Yedigün
- Editor: Sedat Simavi
- Categories: General interest magazine
- Frequency: Weekly
- Publisher: Sadri Etem Ertem (1933–1937); Sedat Simavi (1937–1950);
- Founder: Sedat Simavi
- Founded: 1933
- First issue: 15 March 1933
- Final issue: 1950
- Country: Turkey
- Based in: Istanbul
- Language: Turkish

= Yedigün =

Weekly illustrated magazine in Turkey (1933–1950)

Yedigün (Seven Days) was a weekly illustrated general interest magazine which existed between 1933 and 1950 in Istanbul. It was one of the first publications in its category in Turkey. Sedat Simavi, a prominent Turkish journalist, was the founder and editor of the magazine of which the motto was Yedigün is the ornament of each home.

==History and profile==
Yedigün was first published on 15 March 1933, and its founder and editor was Sedat Simavi. Sadri Etem Ertem was the founding publisher and owner of the magazine until 1937 when Simavi acquired it. Ertem designed Yedigün as a family-oriented magazine, targeting the Westernized elites, intellectuals, the bureaucrats and those living in cities. However, from 1937 Yedigün began to target youth and young adolescents. Then, the magazine was modeled on the German weekly Die Woche (The week) and the French magazine 7 Jour (Seven Days). It was published in a broadsheet format and covered both color and black and white pages.

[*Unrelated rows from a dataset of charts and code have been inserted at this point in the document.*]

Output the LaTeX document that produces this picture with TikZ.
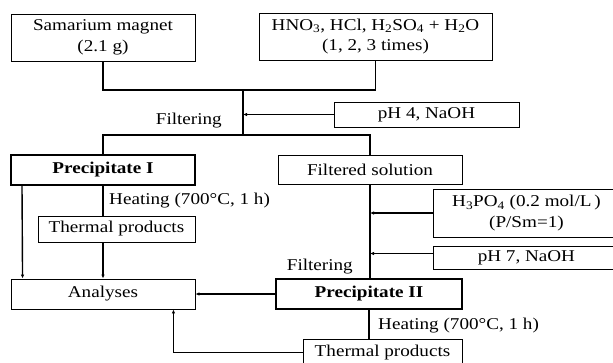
\documentclass[tikz,border=0pt]{standalone}
\usepackage{fontspec}
\setmainfont{Liberation Serif}[FakeStretch=1.16]
\usetikzlibrary{arrows.meta,calc}
\newcommand{\sbs}[1]{\textsubscript{#1}}
\begin{document}
\begin{tikzpicture}[x=1pt,y=-1pt,
  font=\fontsize{16.5}{20.5}\selectfont,
  box/.style={draw,line width=0.9pt,inner sep=0pt,align=center},
  thickbox/.style={box,line width=2pt},
  conn/.style={line width=1.4pt},
  arr/.style={conn,-{Latex[length=4pt,width=3.5pt]}},
  lbl/.style={inner sep=0pt}]
\clip (0,0) rectangle (613,362);
\fill[white] (0,0) rectangle (613,362);
% boxes
\node[box,minimum width=184pt,minimum height=47pt] (sm) at (103,37.5) {Samarium magnet\\(2.1 g)};
\node[box,minimum width=233pt,minimum height=47pt] (acid) at (375.5,36.5) {HNO\sbs{3}, HCl, H\sbs{2}SO\sbs{4} + H\sbs{2}O\\(1, 2, 3 times)};
\node[box,minimum width=185pt,minimum height=25pt] (ph4) at (426.5,114.5) {pH 4, NaOH};
\node[thickbox,minimum width=184pt,minimum height=30pt] (p1) at (103,170) {\textbf{Precipitate I}};
\node[box,minimum width=184pt,minimum height=29pt] (fs) at (370,169.5) {Filtered solution};
\node[box,minimum width=157pt,minimum height=26pt] (tp1) at (116.5,229) {Thermal products};
\node[box,minimum width=184pt,minimum height=30pt] (an) at (103,294) {Analyses};
\node[box,minimum width=200pt,minimum height=48pt,anchor=west] (h3) at (433,213) {\hspace*{-14pt}H\sbs{3}PO\sbs{4} (0.2 mol/L\,)\\\hspace*{-14pt}(P/Sm=1)};
\node[box,minimum width=200pt,minimum height=23pt,anchor=west] (ph7) at (433,257.5) {\hspace*{-14pt}pH 7, NaOH};
\node[thickbox,minimum width=186pt,minimum height=30pt] (p2) at (369,294) {\textbf{Precipitate II}};
\node[box,minimum width=159pt,minimum height=27pt] (tp2) at (382.5,352.5) {Thermal products};
% labels
\node[lbl,anchor=east] (f1) at (222,121) {Filtering};
\node[lbl,anchor=west] (h1) at (109,201) {Heating (700°C, 1 h)};
\node[lbl,anchor=east] (f2) at (353,267) {Filtering};
\node[lbl,anchor=west] (h2) at (378,326) {Heating (700°C, 1 h)};
% junctions
\coordinate (j1) at (243,90);
\coordinate (j2) at (243,135);
% connectors
\draw[conn] (sm.south) |- (j1) -| (acid.south);
\draw[conn] (j1) -- (j2);
\draw[arr] (ph4.west) -- (ph4.west -| j1);
\draw[conn] (p1.north) |- (j2) -| (fs.north);
\draw[arr] ($(p1.south west)+(12,0)$) -- ($(an.north west)+(12,0)$);
\draw[conn] (p1.south) -- (p1.south |- tp1.north);
\draw[arr] (tp1.south -| p1.south) -- (an.north);
\draw[conn] (fs.south) -- (fs.south |- p2.north);
\draw[arr] (h3.west) -- (h3.west -| fs.south);
\draw[arr] ($(ph7.west)+(0,-4)$) -- ($(ph7.west -| fs.south)+(0,-4)$);
\draw[arr] (p2.west) -- (an.east);
\draw[conn] (p2.south) -- (p2.south |- tp2.north);
\draw[arr] (tp2.west) -| ($(an.south east)+(-22,0)$);
\end{tikzpicture}
\end{document}
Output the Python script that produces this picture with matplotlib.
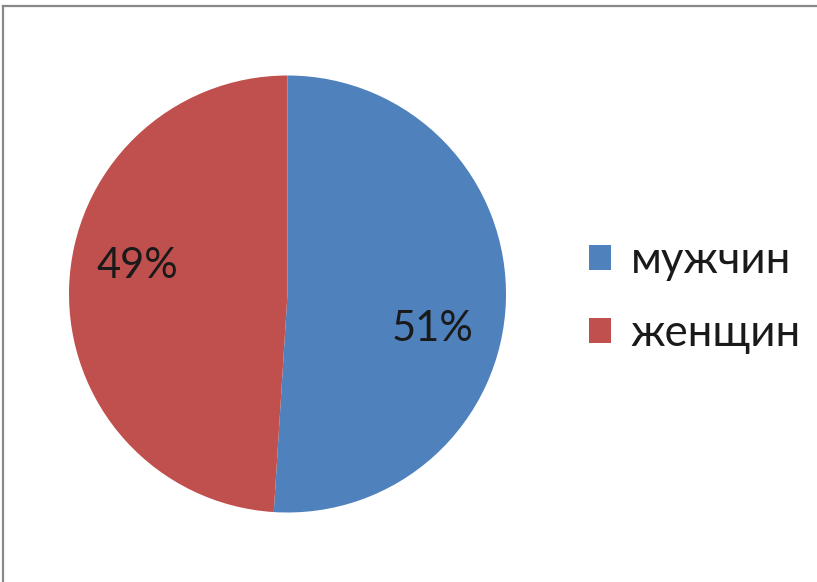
import matplotlib
matplotlib.use("Agg")
import matplotlib.pyplot as plt
from matplotlib.lines import Line2D

categories = ["мужчин", "женщин"]
values = [51, 49]
colors = ["#4F81BD", "#C0504D"]

W, H = 817, 582
fig = plt.figure(figsize=(W / 100, H / 100), dpi=100)
fig.patch.set_facecolor("white")

cx, cy, r = 287.5, 294, 218.5
ax = fig.add_axes([(cx - r) / W, (H - cy - r) / H, 2 * r / W, 2 * r / H])
wedges, _ = ax.pie(values, colors=colors, startangle=90, counterclock=False,
                   radius=1.0, wedgeprops=dict(linewidth=0))
ax.set_xlim(-1, 1)
ax.set_ylim(-1, 1)
ax.set_aspect("equal")
ax.axis("off")

label_pos = [(0.666, -0.160), (-0.689, 0.128)]
for v, (x, y) in zip(values, label_pos):
    ax.text(x, y, f"{v}%", ha="center", va="center", fontsize=30,
            family="Lato", color="#1a1a1a")

leg = fig.legend(wedges, categories, loc="center left",
                 bbox_to_anchor=(589 / W, 1 - 297 / H), frameon=False,
                 prop=dict(family="Lato", size=31.5), handlelength=0.5,
                 handleheight=0.5, handletextpad=0.45, labelspacing=0.75,
                 borderpad=0, borderaxespad=0)
for t in leg.get_texts():
    t.set_color("#1a1a1a")

# frame lines (top and left)
fig.add_artist(Line2D([3.5 / W, 1], [1 - 5.5 / H, 1 - 5.5 / H], color="#888888",
                      linewidth=1.6, transform=fig.transFigure))
fig.add_artist(Line2D([3.5 / W, 3.5 / W], [0, 1 - 5.5 / H], color="#888888",
                      linewidth=1.6, transform=fig.transFigure))

fig.savefig("out.png", dpi=100, facecolor="white")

Yedigün became one of the most popular publications and enjoyed higher levels of circulation selling 54,000 copies particularly in the period 1937–1948. It was one of two publications which represented the Republic of Turkey at the Balkan Print and Publication Congress portraying the urban modernism in 1938. The other one was Yeni Adam (New Man) which displayed the rural modernism in Turkey.

Yedigün was closed down by Sedat Simavi in 1950 after producing 911 issues.

==Content and contributors==
Yedigün had a wide range of contributors, including Ercüment Ekrem Talu, Nurullah Ataç, Peyami Safa, Ahmet Hamdi Tanpınar, Abdülhak Şinasi Hisar, Cemal Nadir Güler and Hüseyin Cahit Yalçın. The magazine published articles on politics, travel and relationships focusing on modernity and interviews with notable figures of the period. Yedigün published an interview with Seniha Hanım, wife of Cemal Paşa, in 1934.

The magazine presented a modernist projection for the Turkish family and home decor. In addition, it frequently featured short stories and novels, including Sedat Simavi's work, namely Nankörlerin Romanı (The Novel of the Ungrateful; 1933). Halide Edib Adıvar's novel Yolpalas Cinayeti (Yolpalas Murder) was serialized in Yedigün between 12 August and 21 October 1936 before its publication.